__SUPPLIED DATA__
=======
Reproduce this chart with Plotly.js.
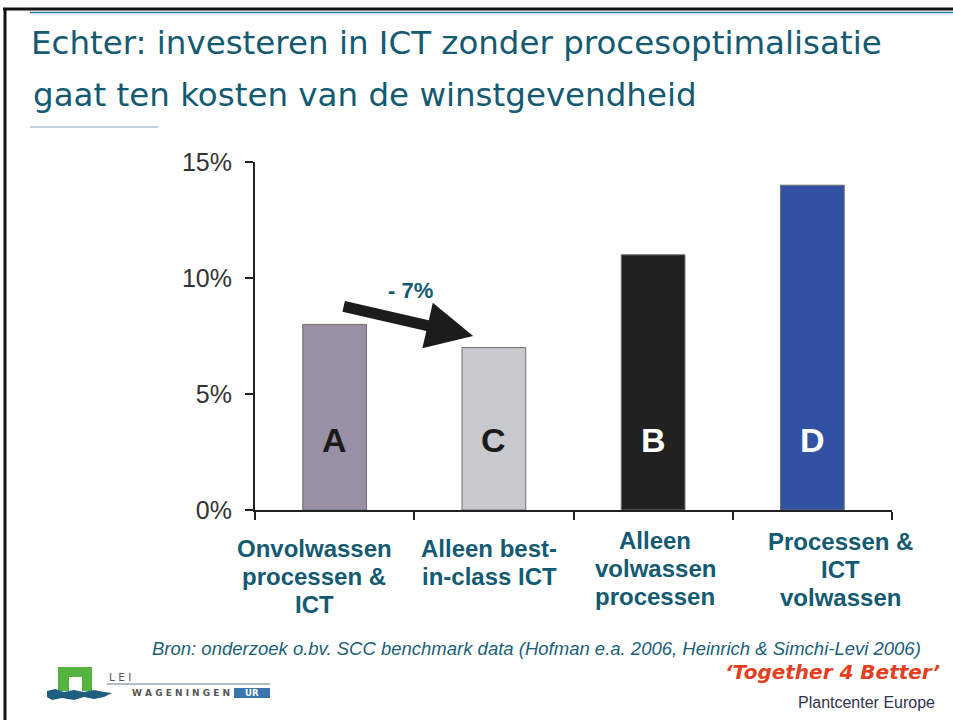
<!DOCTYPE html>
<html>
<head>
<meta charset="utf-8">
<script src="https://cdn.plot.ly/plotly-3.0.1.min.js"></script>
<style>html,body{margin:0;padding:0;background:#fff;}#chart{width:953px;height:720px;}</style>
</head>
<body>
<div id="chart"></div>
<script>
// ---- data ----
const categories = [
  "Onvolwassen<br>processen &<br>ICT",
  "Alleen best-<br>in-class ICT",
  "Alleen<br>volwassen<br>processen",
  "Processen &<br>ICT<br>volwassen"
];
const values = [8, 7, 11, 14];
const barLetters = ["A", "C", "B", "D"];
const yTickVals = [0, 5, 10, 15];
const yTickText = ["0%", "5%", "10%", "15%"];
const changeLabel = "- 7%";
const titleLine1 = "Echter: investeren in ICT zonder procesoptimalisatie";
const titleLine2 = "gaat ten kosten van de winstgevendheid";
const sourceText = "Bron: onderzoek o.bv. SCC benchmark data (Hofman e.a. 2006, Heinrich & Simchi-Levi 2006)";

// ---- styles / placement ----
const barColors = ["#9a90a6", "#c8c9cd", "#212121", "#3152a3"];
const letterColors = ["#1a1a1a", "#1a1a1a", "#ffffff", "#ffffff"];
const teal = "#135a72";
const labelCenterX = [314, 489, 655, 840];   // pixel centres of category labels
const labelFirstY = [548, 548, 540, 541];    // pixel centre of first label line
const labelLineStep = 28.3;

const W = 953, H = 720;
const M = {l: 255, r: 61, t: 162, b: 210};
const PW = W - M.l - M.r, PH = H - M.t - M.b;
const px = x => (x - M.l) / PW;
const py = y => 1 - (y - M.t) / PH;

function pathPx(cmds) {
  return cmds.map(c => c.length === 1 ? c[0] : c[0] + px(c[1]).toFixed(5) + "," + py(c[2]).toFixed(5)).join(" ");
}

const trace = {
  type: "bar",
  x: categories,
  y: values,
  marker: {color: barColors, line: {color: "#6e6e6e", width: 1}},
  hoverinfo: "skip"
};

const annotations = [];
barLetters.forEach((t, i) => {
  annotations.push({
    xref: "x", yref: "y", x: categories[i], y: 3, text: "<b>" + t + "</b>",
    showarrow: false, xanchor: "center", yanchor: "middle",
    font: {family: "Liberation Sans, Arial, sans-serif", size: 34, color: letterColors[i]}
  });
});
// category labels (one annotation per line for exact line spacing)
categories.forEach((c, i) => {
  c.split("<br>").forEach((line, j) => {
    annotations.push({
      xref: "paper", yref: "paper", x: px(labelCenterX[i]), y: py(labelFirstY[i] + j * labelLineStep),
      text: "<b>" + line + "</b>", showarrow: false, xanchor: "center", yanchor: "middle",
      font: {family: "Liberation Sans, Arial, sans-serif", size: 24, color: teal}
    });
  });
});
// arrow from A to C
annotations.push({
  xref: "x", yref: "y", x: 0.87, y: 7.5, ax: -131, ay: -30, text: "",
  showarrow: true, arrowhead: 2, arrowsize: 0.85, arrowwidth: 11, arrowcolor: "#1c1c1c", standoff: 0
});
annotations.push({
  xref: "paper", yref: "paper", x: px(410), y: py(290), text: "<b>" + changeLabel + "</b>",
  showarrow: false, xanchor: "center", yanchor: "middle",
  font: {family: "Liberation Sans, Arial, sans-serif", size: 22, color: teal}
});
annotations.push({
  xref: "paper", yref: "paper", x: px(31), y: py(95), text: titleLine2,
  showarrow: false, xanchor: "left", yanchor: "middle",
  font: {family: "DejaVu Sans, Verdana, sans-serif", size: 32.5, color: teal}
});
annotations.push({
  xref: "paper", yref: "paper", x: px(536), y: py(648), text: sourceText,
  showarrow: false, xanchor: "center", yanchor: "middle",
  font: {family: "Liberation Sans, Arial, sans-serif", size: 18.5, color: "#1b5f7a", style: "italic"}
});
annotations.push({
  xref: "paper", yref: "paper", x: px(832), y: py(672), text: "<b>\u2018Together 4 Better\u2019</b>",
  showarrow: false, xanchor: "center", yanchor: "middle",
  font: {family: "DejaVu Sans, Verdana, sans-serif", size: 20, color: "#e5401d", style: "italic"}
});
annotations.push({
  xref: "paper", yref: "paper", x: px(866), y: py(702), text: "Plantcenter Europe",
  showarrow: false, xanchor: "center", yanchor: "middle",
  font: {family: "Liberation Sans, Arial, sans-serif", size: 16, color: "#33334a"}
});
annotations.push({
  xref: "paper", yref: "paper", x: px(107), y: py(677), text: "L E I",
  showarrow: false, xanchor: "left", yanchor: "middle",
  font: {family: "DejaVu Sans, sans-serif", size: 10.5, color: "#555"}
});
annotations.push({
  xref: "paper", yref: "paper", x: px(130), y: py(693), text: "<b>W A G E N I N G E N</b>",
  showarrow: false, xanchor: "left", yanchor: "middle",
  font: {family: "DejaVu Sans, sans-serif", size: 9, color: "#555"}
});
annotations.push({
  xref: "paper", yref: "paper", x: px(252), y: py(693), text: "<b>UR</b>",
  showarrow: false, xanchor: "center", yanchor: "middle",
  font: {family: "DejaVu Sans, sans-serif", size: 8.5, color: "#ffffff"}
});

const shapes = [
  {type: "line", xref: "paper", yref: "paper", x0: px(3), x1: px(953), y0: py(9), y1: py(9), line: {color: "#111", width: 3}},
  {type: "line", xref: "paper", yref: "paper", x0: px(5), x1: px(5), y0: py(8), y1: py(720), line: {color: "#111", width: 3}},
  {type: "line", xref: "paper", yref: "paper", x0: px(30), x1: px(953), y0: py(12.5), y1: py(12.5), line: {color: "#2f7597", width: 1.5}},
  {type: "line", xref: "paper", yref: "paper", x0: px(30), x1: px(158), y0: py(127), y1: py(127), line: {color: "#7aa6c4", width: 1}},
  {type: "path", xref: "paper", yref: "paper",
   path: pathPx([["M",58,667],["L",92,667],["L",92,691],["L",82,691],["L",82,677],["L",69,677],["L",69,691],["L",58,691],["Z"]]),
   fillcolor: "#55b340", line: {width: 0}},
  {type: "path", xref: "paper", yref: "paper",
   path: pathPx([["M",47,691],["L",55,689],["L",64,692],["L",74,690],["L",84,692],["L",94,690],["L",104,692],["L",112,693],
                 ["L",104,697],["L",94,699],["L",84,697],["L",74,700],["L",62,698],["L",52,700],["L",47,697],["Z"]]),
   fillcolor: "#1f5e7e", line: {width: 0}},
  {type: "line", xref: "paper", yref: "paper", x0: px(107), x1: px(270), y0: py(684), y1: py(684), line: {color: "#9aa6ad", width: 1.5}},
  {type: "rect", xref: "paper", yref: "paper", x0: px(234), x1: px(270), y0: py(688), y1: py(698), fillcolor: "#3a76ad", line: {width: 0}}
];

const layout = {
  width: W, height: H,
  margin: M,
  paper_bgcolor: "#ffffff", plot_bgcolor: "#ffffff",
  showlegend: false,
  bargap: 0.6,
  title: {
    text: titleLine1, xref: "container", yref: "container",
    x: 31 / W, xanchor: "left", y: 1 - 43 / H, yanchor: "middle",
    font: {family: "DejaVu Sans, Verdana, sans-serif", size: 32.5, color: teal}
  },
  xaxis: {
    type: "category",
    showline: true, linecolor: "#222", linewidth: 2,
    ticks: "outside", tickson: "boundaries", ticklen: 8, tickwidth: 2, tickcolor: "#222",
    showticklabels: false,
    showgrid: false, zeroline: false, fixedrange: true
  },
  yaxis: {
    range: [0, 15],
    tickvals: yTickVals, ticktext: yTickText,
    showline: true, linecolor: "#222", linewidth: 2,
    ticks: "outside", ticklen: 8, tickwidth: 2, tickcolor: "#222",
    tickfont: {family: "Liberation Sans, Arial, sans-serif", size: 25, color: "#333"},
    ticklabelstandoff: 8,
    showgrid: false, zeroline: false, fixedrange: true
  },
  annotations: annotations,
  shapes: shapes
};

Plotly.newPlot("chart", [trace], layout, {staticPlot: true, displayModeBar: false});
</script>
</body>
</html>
=======
Go through the lines above. Select every one that has the string "chart".

Reproduce this chart with Plotly.js.
<style>html,body{margin:0;padding:0;background:#fff;}#chart{width:953px;height:720px;}</style>
<div id="chart"></div>
Plotly.newPlot("chart", [trace], layout, {staticPlot: true, displayModeBar: false});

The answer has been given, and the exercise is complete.